(Challenge) Pick out every line holding the string "with" and copy it.

## START Data excerpt

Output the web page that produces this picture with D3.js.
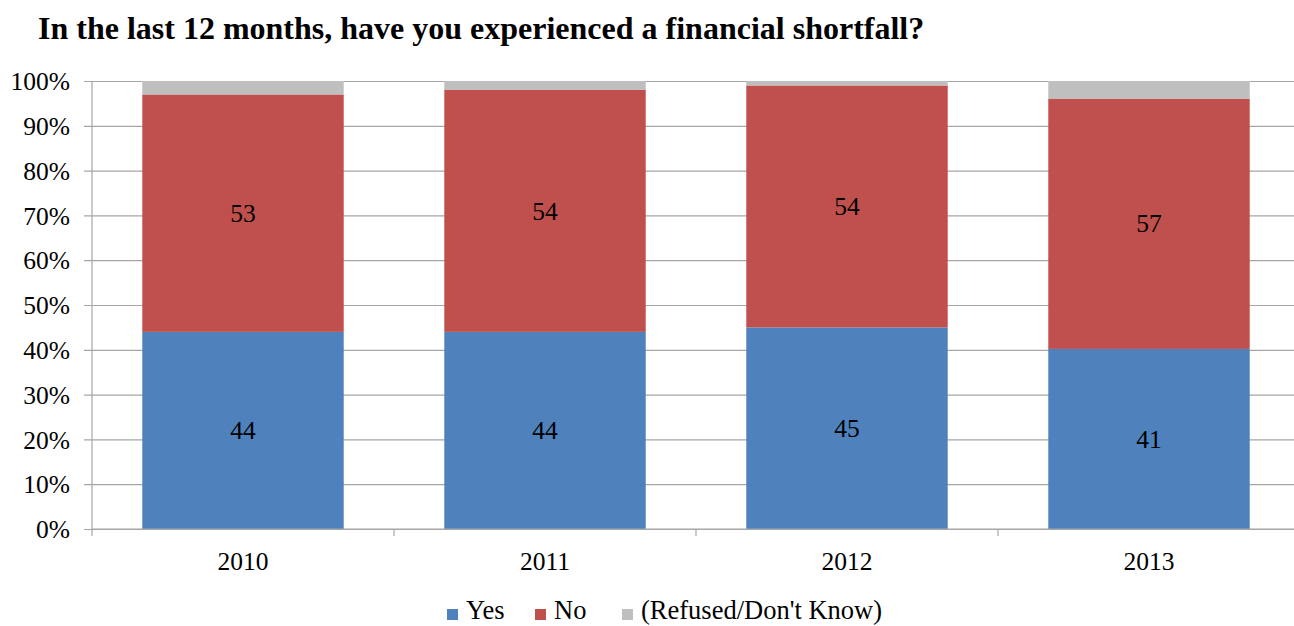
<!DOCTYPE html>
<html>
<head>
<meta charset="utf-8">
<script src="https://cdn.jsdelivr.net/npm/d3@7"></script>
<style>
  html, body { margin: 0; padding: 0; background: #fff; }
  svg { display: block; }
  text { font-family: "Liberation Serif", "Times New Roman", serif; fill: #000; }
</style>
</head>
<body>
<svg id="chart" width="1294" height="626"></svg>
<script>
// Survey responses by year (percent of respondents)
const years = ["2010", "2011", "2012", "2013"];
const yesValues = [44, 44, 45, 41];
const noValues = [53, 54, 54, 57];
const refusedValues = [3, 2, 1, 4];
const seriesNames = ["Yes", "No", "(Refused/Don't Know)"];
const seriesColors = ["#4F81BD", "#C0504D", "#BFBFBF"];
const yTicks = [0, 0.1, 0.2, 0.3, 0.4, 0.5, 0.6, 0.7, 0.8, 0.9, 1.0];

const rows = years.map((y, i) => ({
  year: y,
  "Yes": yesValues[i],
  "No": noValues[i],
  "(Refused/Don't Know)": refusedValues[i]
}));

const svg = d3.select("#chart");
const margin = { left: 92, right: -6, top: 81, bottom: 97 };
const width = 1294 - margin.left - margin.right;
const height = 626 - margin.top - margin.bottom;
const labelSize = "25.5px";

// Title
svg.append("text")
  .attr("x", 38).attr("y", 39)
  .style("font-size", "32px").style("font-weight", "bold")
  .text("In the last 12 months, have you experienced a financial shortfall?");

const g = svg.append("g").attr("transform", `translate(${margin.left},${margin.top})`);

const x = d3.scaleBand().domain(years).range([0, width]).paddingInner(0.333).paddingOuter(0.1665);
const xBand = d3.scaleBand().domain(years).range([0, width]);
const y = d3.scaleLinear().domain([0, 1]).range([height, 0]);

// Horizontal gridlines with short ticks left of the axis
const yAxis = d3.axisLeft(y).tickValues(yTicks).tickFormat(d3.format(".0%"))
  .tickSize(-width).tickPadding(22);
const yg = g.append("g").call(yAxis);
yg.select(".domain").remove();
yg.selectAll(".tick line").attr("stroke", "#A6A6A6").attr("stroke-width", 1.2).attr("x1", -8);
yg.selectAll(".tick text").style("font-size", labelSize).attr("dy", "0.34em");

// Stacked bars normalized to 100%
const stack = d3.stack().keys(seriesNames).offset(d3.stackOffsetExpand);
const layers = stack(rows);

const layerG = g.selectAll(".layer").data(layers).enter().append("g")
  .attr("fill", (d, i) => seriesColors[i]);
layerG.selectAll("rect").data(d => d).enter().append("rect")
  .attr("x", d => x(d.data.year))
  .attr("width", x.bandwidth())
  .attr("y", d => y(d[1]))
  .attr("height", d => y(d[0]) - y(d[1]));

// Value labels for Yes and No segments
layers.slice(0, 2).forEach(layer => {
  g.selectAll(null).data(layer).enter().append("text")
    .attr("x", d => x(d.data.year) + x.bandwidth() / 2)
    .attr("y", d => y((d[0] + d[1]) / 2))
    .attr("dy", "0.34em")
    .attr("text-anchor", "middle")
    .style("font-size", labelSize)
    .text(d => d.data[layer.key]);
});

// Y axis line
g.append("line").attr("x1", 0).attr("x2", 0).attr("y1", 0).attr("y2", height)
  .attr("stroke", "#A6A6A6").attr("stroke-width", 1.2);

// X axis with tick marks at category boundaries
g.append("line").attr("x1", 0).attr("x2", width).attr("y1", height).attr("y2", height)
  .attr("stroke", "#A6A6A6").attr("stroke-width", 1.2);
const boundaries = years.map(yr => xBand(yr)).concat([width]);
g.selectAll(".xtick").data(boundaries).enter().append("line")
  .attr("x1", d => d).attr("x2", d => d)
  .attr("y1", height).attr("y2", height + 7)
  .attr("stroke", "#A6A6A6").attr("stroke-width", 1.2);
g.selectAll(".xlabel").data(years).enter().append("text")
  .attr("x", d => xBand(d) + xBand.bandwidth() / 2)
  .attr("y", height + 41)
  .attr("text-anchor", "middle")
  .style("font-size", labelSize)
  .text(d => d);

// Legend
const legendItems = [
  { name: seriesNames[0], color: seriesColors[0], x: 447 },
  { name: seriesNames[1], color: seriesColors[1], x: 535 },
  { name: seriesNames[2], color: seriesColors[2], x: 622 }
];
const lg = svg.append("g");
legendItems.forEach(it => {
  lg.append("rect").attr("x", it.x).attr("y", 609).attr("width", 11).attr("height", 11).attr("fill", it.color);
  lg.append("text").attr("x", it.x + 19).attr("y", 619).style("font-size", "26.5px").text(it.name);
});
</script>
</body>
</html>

## END Data excerpt

(Response to the task)
Output the web page that produces this picture with D3.js.
// Horizontal gridlines with short ticks left of the axis
// X axis with tick marks at category boundaries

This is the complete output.